Is There Value in Seeking a Second Opinion?


Is There Value in Seeking a Second Opinion from Patient Empowerment Network on Vimeo.

Empowered myeloma patients, Honora Miller and Barry Marcus, share the importance of getting a second opinion and how to navigate if you are reluctant to ask for another physician to review your case.


Transcript

Barry Marcus:

I sought out a second opinion right after my initial diagnosis, I knew very little about multiple myeloma when I was first diagnosed, and as I just mentioned, I didn’t have a lot of confidence in the doctors in my initial HMO, so I wanted to make sure just for myself and for the future, whether what they were proposing as a treatment plan made sense for me, and so I did seek out a second opinion and I was so glad that I did. It did give me a little bit more confidence in what the initial HMO was proposing because the doctor that I saw, said, Yeah, this is the correct thing to do for you. Now, since I’ve been with the same oncologist now for a number of years, I have gotten second opinions on things that he’s told me I wanted to do, and I did have to overcome my initial reluctance to do that for kind of fear of hurting his feelings or thinking that maybe he wouldn’t like me as much after that, but in speaking with many of the infusion nurses, they say it’s quite common and the doctors don’t mind at all, and it’s really something that I need to do to feel like I’m getting the best course of treatment.

Honora Miller:

I have found too that in speaking with people that same reluctance around not wanting to hurt feelings, but indeed the doctors themselves, I’ve have talked about it directly with my doctor, it’s so common at a practice. It’s just part of their world.
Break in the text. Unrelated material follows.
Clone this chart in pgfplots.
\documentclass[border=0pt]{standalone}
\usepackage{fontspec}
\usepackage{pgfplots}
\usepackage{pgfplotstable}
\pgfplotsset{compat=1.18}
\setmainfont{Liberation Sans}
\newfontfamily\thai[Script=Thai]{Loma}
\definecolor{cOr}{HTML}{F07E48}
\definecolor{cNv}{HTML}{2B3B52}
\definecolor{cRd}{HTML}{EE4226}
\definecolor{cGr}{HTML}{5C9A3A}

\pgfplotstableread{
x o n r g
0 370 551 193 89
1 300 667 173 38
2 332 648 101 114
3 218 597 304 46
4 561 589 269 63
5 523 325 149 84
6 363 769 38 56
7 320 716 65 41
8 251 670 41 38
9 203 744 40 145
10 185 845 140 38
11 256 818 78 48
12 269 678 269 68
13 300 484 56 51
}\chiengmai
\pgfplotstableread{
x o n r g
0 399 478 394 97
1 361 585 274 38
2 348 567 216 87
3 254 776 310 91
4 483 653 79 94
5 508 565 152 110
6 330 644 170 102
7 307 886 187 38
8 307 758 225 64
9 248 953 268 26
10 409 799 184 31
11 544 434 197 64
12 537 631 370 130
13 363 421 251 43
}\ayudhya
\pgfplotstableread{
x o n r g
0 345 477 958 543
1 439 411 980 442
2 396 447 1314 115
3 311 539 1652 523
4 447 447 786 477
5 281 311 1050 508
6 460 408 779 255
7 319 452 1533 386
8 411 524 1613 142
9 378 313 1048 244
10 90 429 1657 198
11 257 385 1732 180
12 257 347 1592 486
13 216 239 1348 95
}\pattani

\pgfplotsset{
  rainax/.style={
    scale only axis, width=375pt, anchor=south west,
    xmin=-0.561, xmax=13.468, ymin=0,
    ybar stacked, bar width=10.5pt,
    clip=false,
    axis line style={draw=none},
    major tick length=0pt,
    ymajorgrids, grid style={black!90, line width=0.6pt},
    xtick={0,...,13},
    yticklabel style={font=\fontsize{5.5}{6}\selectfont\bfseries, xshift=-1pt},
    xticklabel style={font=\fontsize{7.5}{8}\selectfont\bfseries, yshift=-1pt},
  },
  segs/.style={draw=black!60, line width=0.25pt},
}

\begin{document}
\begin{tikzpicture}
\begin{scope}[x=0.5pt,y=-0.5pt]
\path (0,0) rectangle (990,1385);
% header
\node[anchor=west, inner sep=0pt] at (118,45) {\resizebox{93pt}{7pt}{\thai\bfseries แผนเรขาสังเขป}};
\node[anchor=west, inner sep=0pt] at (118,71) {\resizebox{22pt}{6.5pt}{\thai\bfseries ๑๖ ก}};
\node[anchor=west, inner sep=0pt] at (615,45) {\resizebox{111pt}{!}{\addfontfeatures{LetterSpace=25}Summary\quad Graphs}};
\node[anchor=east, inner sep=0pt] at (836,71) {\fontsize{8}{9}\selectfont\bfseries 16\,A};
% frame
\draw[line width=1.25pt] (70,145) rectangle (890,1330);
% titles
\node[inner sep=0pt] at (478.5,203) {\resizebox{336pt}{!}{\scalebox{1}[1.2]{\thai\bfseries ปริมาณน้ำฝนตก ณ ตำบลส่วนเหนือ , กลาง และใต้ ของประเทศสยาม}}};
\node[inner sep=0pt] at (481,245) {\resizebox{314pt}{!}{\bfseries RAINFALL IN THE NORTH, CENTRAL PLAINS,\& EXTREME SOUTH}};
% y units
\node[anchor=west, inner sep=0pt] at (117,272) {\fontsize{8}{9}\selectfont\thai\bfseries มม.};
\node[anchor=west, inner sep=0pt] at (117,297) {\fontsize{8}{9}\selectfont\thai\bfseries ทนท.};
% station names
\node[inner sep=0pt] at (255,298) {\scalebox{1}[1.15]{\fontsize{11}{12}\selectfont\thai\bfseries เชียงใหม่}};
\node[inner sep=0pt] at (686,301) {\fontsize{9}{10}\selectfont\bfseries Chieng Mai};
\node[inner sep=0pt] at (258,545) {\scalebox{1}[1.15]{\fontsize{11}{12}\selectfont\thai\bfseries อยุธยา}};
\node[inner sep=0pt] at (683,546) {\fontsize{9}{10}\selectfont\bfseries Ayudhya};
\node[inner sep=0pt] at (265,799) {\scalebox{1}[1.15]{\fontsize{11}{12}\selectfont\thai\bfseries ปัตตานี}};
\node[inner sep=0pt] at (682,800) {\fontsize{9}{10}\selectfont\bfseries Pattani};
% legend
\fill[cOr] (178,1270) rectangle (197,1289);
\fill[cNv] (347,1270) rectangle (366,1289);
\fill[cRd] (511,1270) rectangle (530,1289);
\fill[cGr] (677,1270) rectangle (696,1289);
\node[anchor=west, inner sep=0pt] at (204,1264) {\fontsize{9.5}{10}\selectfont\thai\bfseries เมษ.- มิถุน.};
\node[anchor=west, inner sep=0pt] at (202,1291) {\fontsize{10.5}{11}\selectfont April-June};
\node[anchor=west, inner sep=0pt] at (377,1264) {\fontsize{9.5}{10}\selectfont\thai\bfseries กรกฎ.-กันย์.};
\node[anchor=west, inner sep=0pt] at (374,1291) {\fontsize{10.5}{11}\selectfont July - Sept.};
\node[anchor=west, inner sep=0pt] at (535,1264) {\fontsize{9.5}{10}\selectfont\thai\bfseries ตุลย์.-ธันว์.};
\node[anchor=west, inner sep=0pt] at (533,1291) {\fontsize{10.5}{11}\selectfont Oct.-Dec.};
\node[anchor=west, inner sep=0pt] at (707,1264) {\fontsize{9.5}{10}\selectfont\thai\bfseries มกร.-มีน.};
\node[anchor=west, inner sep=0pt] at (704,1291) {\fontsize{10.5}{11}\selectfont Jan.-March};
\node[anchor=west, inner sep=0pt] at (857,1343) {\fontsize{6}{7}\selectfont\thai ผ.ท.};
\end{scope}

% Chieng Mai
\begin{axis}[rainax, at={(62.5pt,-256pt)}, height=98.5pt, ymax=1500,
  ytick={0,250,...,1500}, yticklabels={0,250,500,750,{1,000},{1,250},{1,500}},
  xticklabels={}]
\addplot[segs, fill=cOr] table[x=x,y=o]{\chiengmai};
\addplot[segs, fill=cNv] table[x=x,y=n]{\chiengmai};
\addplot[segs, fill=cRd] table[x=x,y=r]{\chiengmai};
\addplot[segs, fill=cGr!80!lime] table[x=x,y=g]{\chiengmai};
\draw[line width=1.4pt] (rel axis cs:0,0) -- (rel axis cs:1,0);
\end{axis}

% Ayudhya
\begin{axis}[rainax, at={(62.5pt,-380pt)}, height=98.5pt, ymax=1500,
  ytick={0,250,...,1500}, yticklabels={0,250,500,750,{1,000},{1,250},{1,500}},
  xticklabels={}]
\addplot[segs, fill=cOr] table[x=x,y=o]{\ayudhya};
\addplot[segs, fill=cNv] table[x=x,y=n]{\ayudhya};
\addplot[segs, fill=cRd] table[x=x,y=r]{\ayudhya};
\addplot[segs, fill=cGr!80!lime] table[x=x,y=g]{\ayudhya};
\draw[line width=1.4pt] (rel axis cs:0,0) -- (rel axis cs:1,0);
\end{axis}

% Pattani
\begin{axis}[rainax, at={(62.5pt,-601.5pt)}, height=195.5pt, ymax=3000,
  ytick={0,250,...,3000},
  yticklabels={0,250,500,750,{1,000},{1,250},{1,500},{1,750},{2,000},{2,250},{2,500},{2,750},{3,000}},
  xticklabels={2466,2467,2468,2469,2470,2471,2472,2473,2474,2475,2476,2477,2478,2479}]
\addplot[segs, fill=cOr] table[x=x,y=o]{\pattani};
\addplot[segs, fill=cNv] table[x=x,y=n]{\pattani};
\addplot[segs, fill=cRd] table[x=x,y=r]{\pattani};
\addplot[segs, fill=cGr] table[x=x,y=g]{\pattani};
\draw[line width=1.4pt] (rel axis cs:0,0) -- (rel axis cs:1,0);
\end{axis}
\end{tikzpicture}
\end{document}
Of course, we don’t know that and we’re trying to be sensitive, but they’re not concerned about it at all. In fact, even changing doctors, they don’t even blink at it because they’ve got so many patients that they don’t concern themselves when you decided to move on to a different doctor, ’cause I have changed doctors when I didn’t feel like it was the right fit, oncologists, and that has been a really good thing to do when I didn’t feel comfortable.

When I didn’t feel, I guess it was as a result of COVID, it kind of gave me like another lens to look at my relationship with my doctor and my comfort level, ’cause I’ve had several oncologists, several of them have moved on. Once I realized, okay, this is living with myeloma during COVID, do I feel comfortable with this oncologist being my doctor that I was realizing, no, okay, I need to switch doctors till I feel comfortable, and I did get a referral within the same practice of a different oncologist, and I’m so happy that I did that, ’cause it makes all the difference.

We communicate much more easily, and I feel like if anything goes on with COVID, like I could rely on him to make some good decisions around my health.

Barry Marcus:

One of the things that I’ve come to realize is that treating myeloma is just as much an art as it is a science, and there is no one-size-fits all for any patient, and if I get a suggestion from a second doctor, I bring it back to my primary oncologist, he’s been very accepting of it and willing to consider making some changes maybe that I got from seeking out a second opinion. So, I feel like I’ve been fortunate in that.